Close Mouth, Open Heart.

 

Photo credit: Sarah McKenzie, artiste
Peace Love Happiness. Photo credit: Lindsay McKenzie, artiste
Have you ever been sitting in yoga class with your legs folded neatly beneath you, eyes closed and hands pressed together in prayer, when suddenly your beloved yoga teacher says: “Keep your heart open.”

And did you ever wonder, “how the heck do I do that?”

This happens to me on a regular basis whether on the yoga mat, listening to Pema Chödron for the one hundredth time or sitting with meditation friends. Keep your heart open, the wise ones say.

Wait. Stop! How?

I’m always looking for real-world, in-the-moment ways to accomplish this heart-opening feat. Over the holiday season, as I was contemplating meaningful Christmas gifts and New Year’s Resolutions, a few ideas worked their way into my consciousness:

  • Don’t Interrupt
  • Say Maybe, not No
  • Mind Your Own Business
  • Live Uncomfortably
  • Catch the Hook

This is the story of the first one: Don’t interrupt.

It began one evening after dinner. We were sitting around the dining room table with our teacups and ice cream, my daughters and I listening as my husband shared a lively story about racing his little sailboat.

Right in the middle of it, I turned to my older daughter and asked “Did you get in touch with the cheerleading coach about rescheduling tumbling classes?”

My husband stopped talking and looked at me. A beat passed. I blinked.

“I’m sorry,” I said. “I interrupted you.”

He didn’t say anything, but I can guess what he was thinking. Again. You interrupted me again.

Now, in fairness, when my husband starts talking he can go for a good twenty minute stretch without taking a break. He loves to tell stories and share his opinions and that is one of the reasons I love him. On the other hand, anxious soul that I am, I get tired of waiting for my turn to speak.

Except that, really, I could wait.

I could wait.

How novel.

And that’s when it dawned on me, what a lovely gift that would be: the gift of not interrupting. Immediately, my mind envisioned  a series of hand-written promises I could give him wound into little scrolls. That would be the first one: I promise not to interrupt you when you’re talking…. and if I forget, I will owe you twenty-minutes worth of foot massage.
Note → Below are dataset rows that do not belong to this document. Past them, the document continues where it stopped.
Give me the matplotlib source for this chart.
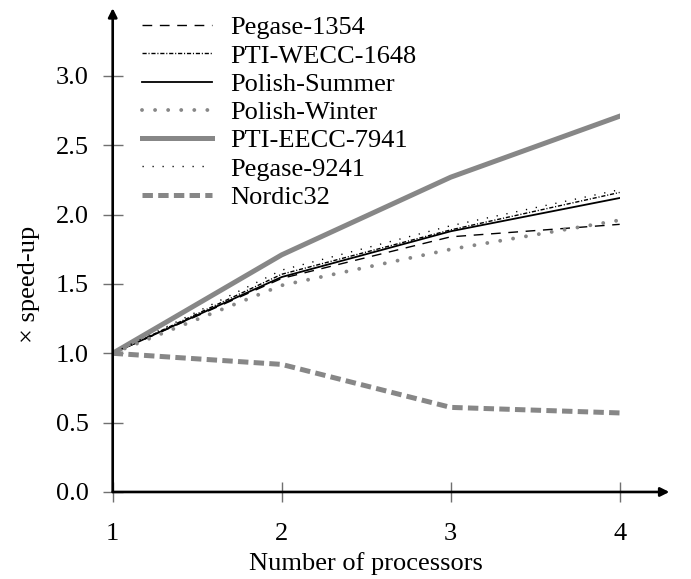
import matplotlib
matplotlib.use("Agg")
import matplotlib.pyplot as plt

plt.rcParams['font.family'] = ['Liberation Serif', 'DejaVu Serif']
plt.rcParams['lines.scale_dashes'] = False

procs = [1, 2, 3, 4]
pegase_1354 = [1.0, 1.54, 1.84, 1.93]
pti_wecc_1648 = [1.0, 1.57, 1.89, 2.16]
polish_summer = [1.0, 1.55, 1.88, 2.12]
polish_winter = [1.0, 1.49, 1.75, 1.96]
pti_eecc_7941 = [1.0, 1.71, 2.27, 2.71]
pegase_9241 = [1.0, 1.60, 1.92, 2.18]
nordic32 = [1.0, 0.92, 0.61, 0.57]

grey = '#878787'
fs = 19

fig = plt.figure(figsize=(6.91, 5.79), dpi=100)
ax = fig.add_axes([0.1631, 0.1503, 0.7337, 0.7185])

ax.plot(procs, pegase_1354, color='k', lw=1.0, ls=(0, (7, 5.5)), label='Pegase-1354')
ax.plot(procs, pti_wecc_1648, color='k', lw=1.0, ls=(0, (3, 1.3, 0.8, 1.3)), label='PTI-WECC-1648')
ax.plot(procs, polish_summer, color='k', lw=1.3, label='Polish-Summer')
ax.plot(procs, polish_winter, color=grey, lw=2.8, ls=(0, (0.01, 9.4)), dash_capstyle='round',
        label='Polish-Winter')
ax.plot(procs, pti_eecc_7941, color=grey, lw=3.6, label='PTI-EECC-7941')
ax.plot(procs, pegase_9241, color='k', lw=1.0, ls=(0, (0.9, 6.3)), label='Pegase-9241')
ax.plot(procs, nordic32, color=grey, lw=3.6, ls=(0, (7.5, 3.8)), label='Nordic32')

ax.set_xlim(1, 4)
ax.set_ylim(0, 3)
ax.set_xticks(procs)
ax.set_yticks([0, 0.5, 1.0, 1.5, 2.0, 2.5, 3.0])
ax.set_yticklabels(['0.0', '0.5', '1.0', '1.5', '2.0', '2.5', '3.0'])
ax.tick_params(direction='inout', length=15, width=1.0, color='#707070',
               labelsize=fs, pad=10)
ax.tick_params(axis='x', pad=15)

for s in ax.spines.values():
    s.set_visible(False)

# axis lines with arrow heads, running past the last tick
ax.annotate('', xy=(1.098, 0), xytext=(0, 0), xycoords='axes fraction',
            arrowprops=dict(arrowstyle='-|>', color='k', lw=1.9, mutation_scale=13,
                            shrinkA=0, shrinkB=0))
ax.annotate('', xy=(0, 1.163), xytext=(0, 0), xycoords='axes fraction',
            arrowprops=dict(arrowstyle='-|>', color='k', lw=1.9, mutation_scale=13,
                            shrinkA=0, shrinkB=0))

ax.set_xlabel('Number of processors', fontsize=fs)
ax.xaxis.set_label_coords(0.5, -0.145)
ax.set_ylabel('× speed-up', fontsize=fs)
ax.yaxis.set_label_coords(-0.143, 0.5)

ax.legend(loc='upper left', bbox_to_anchor=(142 / 691, 1 - 16 / 579),
          bbox_transform=fig.transFigure, frameon=False, fontsize=fs,
          handlelength=2.65, handletextpad=0.68, labelspacing=0.18,
          borderpad=0, borderaxespad=0)

fig.savefig('out.png', dpi=100)
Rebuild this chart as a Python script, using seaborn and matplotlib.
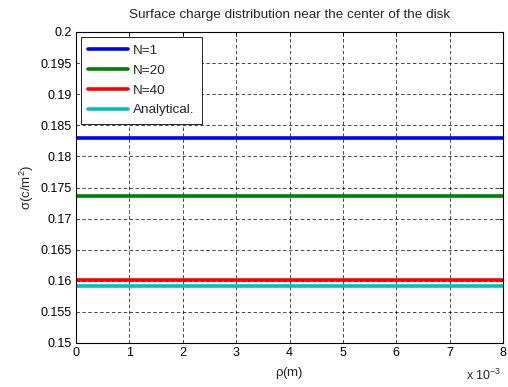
import matplotlib
matplotlib.use("Agg")
import matplotlib.pyplot as plt
import numpy as np
import pandas as pd
import seaborn as sns

# values
rho = [0.0, 0.008]                    # metres
sigma_n1 = [0.1829, 0.1829]
sigma_n20 = [0.1737, 0.1737]
sigma_n40 = [0.1601, 0.1601]
sigma_analytical = [0.1592, 0.1592]
labels = ["N=1", "N=20", "N=40", "Analytical."]
colours = ["#0000ff", "#008000", "#ff0000", "#00bfbf"]

x_ticks = [0, 1, 2, 3, 4, 5, 6, 7, 8]
y_ticks = [0.15, 0.155, 0.16, 0.165, 0.17, 0.175, 0.18, 0.185, 0.19, 0.195, 0.2]

frames = []
for lab, vals in zip(labels, [sigma_n1, sigma_n20, sigma_n40, sigma_analytical]):
    frames.append(pd.DataFrame({"rho": rho, "sigma": vals, "series": lab}))
df = pd.concat(frames, ignore_index=True)

sns.set_style("white")
plt.rcParams["font.family"] = ["Liberation Sans", "DejaVu Sans"]
plt.rcParams["font.size"] = 9

fig = plt.figure(figsize=(5.08, 3.87), dpi=100)
ax = fig.add_axes([76 / 508, 1 - 343 / 387, (503 - 76) / 508, (343 - 32) / 387])

sns.lineplot(data=df, x="rho", y="sigma", hue="series", hue_order=labels,
             palette=colours, linewidth=2.6, ax=ax)

ax.set_xlim(0, 0.008)
ax.set_ylim(0.15, 0.2)
ax.set_xticks([t * 1e-3 for t in x_ticks])
ax.set_xticklabels([str(t) for t in x_ticks])
ax.set_yticks(y_ticks)
ax.set_yticklabels(["%g" % t for t in y_ticks])
ax.grid(True, color="black", linestyle=(0, (5, 3.5)), linewidth=0.5)
ax.set_axisbelow(True)
ax.tick_params(direction="in", top=True, right=True, length=3, width=0.6,
               labelsize=9, colors="black", pad=3)
for s in ax.spines.values():
    s.set_color("black")
    s.set_linewidth(0.8)

ax.set_xlabel(r"$\mathregular{\rho}$(m)", fontsize=9.5, labelpad=4)
ax.set_ylabel(r"$\mathregular{\sigma (c/m^2)}$", fontsize=9.5, labelpad=3)
ax.set_title("Surface charge distribution near the center of the disk",
             fontsize=9.7, pad=10)
fig.text(466 / 508, 1 - 380 / 387, r"x 10$^{\mathregular{-3}}$", fontsize=9)

leg = ax.legend(loc="upper left", frameon=True, fancybox=False,
                handlelength=2.95, borderpad=0.55, labelspacing=0.56,
                handletextpad=0.4, borderaxespad=0.35, fontsize=9.7)
leg.get_frame().set_edgecolor("black")
leg.get_frame().set_linewidth(0.6)
leg.get_frame().set_alpha(1)

fig.savefig("out.png", dpi=100)
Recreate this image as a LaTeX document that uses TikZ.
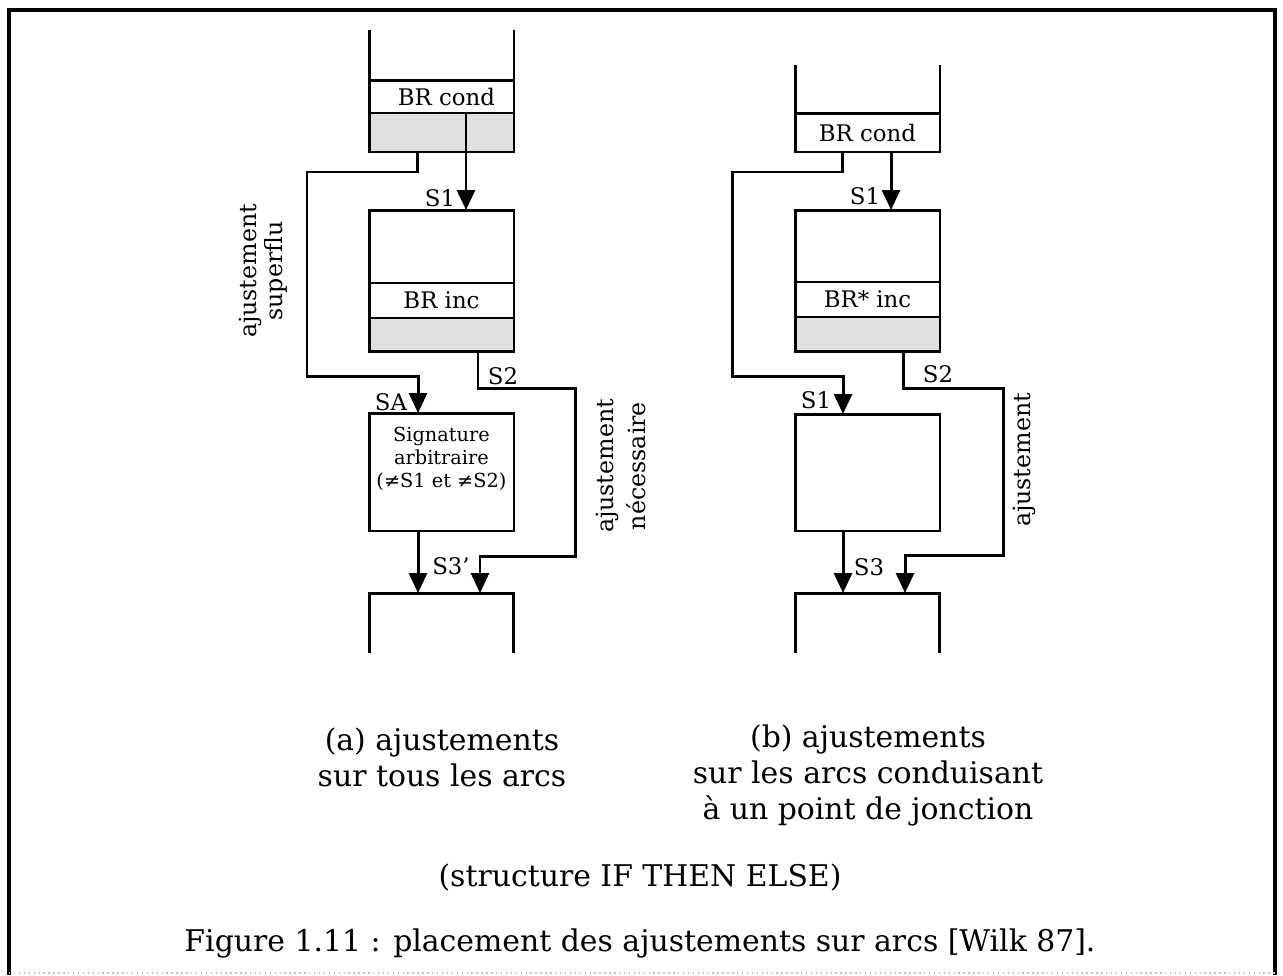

It is harder to do than you would think, this not-interrupting. We have this tendency, we humans, to formulate responses while listening to others talk. And, if you think about it, that’s not really listening at all, is it? It’s certainly not giving our full attention to someone. So, Don’t Interrupt includes “Catch yourself formulating responses” and also “Listen with your full attention” and how about going one step further and “Make yourself reflect back what you just heard.” And no, I don’t mean winding yourself up and repeating words back verbatim, I mean making an effort to understand and appreciate what’s been said. Yes, this is old school, one of the 8 Sterling Qualities of Marriages that Last, or some other weighty self-help tome.

Roll your eyes if you must. All I know is that we read that stuff, nod our heads knowingly, and then promptly don’t do it. Why would we? It’s way easier to point the finger at the other guy and say “you’re a lousy listener.”

Maybe we need to point that finger in the other direction. I caution you though: this approach goes against our natural tendencies (okay, my natural tendencies). You’ll have to suppress the urge to jump in, to correct, to offer your opinion. But I’m willing to bet we might learn something, and that this equation might actually work: Shut mouth + Open Mind = more Open Heart. Don’t Interrupt.

And who knows: maybe it will be contagious.